>>>
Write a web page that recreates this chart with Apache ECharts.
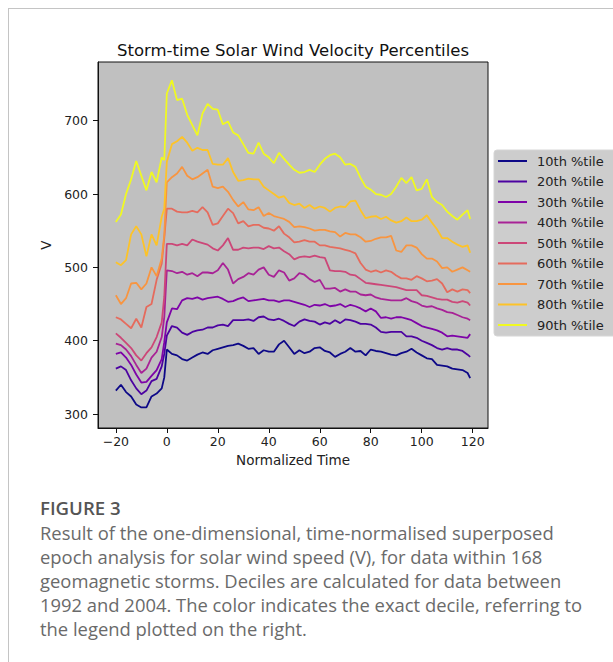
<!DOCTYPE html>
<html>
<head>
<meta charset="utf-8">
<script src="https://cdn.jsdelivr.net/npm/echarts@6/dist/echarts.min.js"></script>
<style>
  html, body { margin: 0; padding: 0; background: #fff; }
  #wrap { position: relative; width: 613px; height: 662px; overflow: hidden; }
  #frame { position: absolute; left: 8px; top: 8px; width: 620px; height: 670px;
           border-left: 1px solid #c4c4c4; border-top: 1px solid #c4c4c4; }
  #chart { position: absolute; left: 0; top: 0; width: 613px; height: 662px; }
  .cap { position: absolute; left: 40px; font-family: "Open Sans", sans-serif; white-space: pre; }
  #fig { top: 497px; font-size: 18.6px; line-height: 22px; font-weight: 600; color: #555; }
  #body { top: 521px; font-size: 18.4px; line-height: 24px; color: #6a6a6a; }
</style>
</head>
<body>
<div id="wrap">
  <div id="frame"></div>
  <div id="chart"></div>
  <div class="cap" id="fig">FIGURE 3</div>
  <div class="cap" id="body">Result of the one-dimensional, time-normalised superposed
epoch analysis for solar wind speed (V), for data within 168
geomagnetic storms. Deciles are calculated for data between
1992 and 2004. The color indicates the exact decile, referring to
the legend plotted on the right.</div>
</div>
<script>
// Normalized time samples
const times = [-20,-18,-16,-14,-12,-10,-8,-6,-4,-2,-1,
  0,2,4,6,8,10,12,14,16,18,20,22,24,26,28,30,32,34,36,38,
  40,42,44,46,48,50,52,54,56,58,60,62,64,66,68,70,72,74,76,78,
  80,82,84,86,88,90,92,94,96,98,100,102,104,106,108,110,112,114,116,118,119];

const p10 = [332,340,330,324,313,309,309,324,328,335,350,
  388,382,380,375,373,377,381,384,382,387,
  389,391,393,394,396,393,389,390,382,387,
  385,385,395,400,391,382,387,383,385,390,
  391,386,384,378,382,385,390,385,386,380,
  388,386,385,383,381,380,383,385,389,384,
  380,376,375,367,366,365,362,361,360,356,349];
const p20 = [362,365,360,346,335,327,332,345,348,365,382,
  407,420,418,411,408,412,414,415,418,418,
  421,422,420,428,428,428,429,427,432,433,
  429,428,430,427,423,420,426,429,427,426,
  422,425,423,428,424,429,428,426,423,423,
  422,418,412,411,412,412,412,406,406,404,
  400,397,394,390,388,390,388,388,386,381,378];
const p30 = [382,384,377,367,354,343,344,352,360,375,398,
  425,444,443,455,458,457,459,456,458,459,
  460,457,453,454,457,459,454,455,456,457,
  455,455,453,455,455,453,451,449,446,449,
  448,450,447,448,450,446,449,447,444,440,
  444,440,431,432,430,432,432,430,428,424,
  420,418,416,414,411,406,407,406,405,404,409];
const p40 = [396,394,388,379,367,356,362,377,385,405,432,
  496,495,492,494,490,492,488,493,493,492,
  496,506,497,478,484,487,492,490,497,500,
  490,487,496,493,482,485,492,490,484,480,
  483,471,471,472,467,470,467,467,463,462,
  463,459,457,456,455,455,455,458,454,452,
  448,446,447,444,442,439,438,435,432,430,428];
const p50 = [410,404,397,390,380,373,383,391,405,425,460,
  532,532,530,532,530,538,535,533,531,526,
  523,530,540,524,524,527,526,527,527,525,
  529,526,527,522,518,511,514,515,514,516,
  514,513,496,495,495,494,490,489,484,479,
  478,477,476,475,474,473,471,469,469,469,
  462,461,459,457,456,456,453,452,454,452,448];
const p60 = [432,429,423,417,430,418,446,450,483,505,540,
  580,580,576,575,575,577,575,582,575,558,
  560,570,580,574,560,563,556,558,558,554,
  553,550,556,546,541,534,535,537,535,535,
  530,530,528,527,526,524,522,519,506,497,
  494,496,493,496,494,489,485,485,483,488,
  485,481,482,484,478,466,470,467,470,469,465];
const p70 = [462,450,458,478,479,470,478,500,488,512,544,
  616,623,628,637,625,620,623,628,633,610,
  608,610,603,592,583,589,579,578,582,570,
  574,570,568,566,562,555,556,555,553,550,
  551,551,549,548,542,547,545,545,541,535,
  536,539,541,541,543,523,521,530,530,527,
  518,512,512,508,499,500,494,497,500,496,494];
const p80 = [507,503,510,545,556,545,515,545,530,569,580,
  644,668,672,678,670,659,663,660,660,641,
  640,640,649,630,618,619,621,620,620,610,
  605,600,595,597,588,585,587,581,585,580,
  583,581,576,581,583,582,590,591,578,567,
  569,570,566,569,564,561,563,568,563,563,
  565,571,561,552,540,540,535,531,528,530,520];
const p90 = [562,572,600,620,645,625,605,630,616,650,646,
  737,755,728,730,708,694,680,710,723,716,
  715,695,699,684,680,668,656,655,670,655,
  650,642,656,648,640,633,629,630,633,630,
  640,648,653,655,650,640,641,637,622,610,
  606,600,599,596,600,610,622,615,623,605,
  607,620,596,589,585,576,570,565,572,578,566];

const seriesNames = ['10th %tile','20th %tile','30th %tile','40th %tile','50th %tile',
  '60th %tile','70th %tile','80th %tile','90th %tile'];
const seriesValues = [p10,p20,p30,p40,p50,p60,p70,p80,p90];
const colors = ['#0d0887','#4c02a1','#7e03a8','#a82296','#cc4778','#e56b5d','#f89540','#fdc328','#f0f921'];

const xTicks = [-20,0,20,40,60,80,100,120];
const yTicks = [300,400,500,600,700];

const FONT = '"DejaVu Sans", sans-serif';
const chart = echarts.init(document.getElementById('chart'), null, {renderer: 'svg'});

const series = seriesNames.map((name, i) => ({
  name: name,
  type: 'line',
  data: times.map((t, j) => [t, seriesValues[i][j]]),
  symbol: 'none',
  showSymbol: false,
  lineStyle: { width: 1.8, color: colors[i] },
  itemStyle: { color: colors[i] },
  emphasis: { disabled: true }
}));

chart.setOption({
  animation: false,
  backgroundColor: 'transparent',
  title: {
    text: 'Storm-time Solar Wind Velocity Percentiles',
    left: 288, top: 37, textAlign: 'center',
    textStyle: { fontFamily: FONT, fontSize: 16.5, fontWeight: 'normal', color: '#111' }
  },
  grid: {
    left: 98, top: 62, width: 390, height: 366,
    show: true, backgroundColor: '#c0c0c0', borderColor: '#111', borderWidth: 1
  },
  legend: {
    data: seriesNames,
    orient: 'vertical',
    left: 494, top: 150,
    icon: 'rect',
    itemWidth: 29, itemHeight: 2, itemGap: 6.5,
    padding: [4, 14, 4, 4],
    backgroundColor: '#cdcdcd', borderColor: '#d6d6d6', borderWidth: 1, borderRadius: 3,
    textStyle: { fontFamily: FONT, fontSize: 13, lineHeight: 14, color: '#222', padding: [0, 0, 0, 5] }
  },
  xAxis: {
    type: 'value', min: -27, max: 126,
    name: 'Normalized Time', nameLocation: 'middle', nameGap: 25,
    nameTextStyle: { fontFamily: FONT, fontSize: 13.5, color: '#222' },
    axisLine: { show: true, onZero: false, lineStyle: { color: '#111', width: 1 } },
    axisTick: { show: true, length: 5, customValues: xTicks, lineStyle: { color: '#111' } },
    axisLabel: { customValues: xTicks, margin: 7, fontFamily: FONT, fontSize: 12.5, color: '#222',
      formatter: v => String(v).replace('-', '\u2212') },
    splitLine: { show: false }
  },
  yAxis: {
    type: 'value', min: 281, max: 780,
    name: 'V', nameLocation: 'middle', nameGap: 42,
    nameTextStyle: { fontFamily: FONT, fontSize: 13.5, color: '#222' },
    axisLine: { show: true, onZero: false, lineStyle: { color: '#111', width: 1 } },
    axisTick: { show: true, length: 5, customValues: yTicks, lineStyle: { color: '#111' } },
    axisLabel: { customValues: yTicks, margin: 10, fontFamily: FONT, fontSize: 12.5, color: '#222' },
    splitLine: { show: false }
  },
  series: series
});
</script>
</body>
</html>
<<<
>>>
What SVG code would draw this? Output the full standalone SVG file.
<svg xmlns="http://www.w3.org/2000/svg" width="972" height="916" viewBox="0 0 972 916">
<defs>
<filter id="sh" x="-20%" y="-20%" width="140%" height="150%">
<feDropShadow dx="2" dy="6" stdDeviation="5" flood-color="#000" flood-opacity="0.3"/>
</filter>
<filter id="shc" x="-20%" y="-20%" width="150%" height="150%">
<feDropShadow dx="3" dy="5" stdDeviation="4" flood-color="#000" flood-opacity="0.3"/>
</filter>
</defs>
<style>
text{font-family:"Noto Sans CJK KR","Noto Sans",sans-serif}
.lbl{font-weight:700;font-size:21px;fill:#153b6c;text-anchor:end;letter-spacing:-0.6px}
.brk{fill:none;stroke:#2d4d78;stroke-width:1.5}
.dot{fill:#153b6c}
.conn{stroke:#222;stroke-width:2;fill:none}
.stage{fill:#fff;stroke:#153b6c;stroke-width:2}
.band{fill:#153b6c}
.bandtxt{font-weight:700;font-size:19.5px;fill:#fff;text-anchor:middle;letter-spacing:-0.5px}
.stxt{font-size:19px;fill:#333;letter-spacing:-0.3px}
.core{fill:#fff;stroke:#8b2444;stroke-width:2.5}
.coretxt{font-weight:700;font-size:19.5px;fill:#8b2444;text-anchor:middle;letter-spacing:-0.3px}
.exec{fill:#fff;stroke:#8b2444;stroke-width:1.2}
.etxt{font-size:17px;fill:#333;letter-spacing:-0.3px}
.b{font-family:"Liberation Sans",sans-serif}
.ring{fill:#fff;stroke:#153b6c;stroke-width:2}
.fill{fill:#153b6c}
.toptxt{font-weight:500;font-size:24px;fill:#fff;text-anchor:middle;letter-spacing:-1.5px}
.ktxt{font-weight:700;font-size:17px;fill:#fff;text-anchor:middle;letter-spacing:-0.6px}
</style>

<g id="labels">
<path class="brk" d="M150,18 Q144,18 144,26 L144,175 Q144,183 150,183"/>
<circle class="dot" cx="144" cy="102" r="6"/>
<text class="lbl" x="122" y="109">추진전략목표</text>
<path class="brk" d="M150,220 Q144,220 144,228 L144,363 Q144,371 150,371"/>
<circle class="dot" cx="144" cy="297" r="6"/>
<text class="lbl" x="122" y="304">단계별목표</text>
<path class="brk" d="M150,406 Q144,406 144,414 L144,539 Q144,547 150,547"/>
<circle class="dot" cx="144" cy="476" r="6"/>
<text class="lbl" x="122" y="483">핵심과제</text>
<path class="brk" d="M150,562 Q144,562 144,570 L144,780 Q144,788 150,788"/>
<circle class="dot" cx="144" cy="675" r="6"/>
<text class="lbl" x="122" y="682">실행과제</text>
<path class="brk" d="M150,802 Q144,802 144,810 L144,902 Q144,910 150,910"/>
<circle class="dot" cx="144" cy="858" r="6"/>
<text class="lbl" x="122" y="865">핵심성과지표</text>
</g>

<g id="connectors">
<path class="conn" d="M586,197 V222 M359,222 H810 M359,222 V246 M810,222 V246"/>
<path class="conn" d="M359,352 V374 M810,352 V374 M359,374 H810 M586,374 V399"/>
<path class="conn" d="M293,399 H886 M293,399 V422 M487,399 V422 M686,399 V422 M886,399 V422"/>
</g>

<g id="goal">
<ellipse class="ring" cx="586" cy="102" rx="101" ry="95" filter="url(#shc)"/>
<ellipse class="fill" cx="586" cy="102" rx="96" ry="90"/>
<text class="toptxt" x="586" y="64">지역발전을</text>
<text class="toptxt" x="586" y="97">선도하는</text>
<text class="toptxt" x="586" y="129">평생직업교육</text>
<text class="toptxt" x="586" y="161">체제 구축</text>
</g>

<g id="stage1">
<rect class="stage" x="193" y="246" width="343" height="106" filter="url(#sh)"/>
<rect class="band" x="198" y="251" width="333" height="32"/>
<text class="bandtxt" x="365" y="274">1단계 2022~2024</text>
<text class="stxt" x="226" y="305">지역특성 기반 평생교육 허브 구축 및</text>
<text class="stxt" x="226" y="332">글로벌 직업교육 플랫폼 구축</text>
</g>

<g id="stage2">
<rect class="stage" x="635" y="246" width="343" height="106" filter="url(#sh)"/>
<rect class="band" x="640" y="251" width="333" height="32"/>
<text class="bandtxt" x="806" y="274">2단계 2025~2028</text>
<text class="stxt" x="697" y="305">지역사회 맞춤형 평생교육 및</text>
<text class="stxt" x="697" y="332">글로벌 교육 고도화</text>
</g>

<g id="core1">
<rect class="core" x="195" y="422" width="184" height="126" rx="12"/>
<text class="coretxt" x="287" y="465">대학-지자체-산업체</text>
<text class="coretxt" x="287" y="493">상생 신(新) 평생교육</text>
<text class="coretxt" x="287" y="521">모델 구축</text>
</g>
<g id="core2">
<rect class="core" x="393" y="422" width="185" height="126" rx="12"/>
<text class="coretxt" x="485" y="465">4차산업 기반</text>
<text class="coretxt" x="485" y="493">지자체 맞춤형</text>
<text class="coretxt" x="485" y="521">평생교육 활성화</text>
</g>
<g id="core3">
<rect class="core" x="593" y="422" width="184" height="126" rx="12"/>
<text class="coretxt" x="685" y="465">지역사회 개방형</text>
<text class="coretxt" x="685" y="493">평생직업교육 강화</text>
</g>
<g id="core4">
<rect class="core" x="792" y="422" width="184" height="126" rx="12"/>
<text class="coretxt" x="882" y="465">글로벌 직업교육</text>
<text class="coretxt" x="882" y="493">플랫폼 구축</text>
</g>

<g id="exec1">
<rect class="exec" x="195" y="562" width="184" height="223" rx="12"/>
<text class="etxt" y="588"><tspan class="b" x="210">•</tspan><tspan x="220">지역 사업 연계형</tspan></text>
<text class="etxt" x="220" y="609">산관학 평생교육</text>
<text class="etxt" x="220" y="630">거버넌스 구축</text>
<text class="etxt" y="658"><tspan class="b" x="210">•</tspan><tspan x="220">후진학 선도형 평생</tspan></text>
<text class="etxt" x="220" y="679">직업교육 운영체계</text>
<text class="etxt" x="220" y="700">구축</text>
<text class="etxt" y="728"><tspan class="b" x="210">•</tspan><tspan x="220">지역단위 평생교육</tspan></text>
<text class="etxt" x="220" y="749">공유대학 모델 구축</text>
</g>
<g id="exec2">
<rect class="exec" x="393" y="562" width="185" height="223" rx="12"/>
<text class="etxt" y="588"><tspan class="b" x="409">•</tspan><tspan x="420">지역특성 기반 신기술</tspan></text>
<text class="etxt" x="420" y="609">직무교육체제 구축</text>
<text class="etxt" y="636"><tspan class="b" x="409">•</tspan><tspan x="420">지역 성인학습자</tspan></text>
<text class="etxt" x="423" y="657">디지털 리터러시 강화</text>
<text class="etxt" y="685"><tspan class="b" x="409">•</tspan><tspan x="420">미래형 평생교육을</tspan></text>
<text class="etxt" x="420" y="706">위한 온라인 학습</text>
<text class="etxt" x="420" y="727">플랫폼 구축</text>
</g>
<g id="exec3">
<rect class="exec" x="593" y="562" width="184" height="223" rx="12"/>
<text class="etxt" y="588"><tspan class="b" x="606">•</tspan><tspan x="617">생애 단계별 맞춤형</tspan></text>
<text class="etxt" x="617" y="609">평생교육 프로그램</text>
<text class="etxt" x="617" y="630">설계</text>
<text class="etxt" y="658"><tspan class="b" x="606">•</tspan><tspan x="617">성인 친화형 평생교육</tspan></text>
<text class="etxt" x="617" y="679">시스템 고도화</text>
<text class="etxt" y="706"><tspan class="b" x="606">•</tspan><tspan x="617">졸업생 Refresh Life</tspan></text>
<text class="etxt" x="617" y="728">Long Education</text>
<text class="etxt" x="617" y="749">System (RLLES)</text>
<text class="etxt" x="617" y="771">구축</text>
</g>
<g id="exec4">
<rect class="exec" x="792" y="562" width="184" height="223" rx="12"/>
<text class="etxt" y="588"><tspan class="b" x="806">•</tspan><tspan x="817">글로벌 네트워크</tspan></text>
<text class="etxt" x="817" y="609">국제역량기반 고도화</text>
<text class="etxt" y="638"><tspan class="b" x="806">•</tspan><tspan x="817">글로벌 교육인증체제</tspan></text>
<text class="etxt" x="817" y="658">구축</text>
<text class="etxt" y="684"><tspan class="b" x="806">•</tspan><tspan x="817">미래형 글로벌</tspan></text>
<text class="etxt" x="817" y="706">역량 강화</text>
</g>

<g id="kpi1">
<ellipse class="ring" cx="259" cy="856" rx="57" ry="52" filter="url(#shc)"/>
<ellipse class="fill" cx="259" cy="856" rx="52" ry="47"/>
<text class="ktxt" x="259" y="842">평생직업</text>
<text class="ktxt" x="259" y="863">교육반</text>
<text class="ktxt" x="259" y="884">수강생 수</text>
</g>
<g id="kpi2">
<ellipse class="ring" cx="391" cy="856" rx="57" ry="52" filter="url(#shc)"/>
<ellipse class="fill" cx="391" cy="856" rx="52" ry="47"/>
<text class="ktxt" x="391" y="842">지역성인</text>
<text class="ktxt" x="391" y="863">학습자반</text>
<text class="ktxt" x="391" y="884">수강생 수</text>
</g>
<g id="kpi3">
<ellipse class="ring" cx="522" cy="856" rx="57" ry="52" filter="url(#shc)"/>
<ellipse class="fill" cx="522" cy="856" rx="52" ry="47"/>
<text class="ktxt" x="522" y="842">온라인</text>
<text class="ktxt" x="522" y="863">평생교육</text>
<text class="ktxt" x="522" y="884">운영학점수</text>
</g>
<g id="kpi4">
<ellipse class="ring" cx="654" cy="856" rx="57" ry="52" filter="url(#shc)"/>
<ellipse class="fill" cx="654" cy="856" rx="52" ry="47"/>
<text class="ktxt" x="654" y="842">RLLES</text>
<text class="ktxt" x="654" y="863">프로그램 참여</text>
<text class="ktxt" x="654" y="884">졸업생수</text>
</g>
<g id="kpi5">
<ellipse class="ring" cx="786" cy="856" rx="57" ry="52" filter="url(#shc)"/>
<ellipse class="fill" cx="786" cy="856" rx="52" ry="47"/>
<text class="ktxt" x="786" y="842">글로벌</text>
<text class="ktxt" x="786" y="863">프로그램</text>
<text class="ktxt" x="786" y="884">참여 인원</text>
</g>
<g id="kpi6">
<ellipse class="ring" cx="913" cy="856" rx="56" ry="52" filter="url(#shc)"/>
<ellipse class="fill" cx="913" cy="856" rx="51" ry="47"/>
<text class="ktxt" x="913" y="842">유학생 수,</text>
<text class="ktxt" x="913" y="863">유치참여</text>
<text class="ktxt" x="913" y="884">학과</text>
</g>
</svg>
<<<
Gather all lines with the string "this" from the data.

Write a web page that recreates this chart with Apache ECharts.
What SVG code would draw this? Output the full standalone SVG file.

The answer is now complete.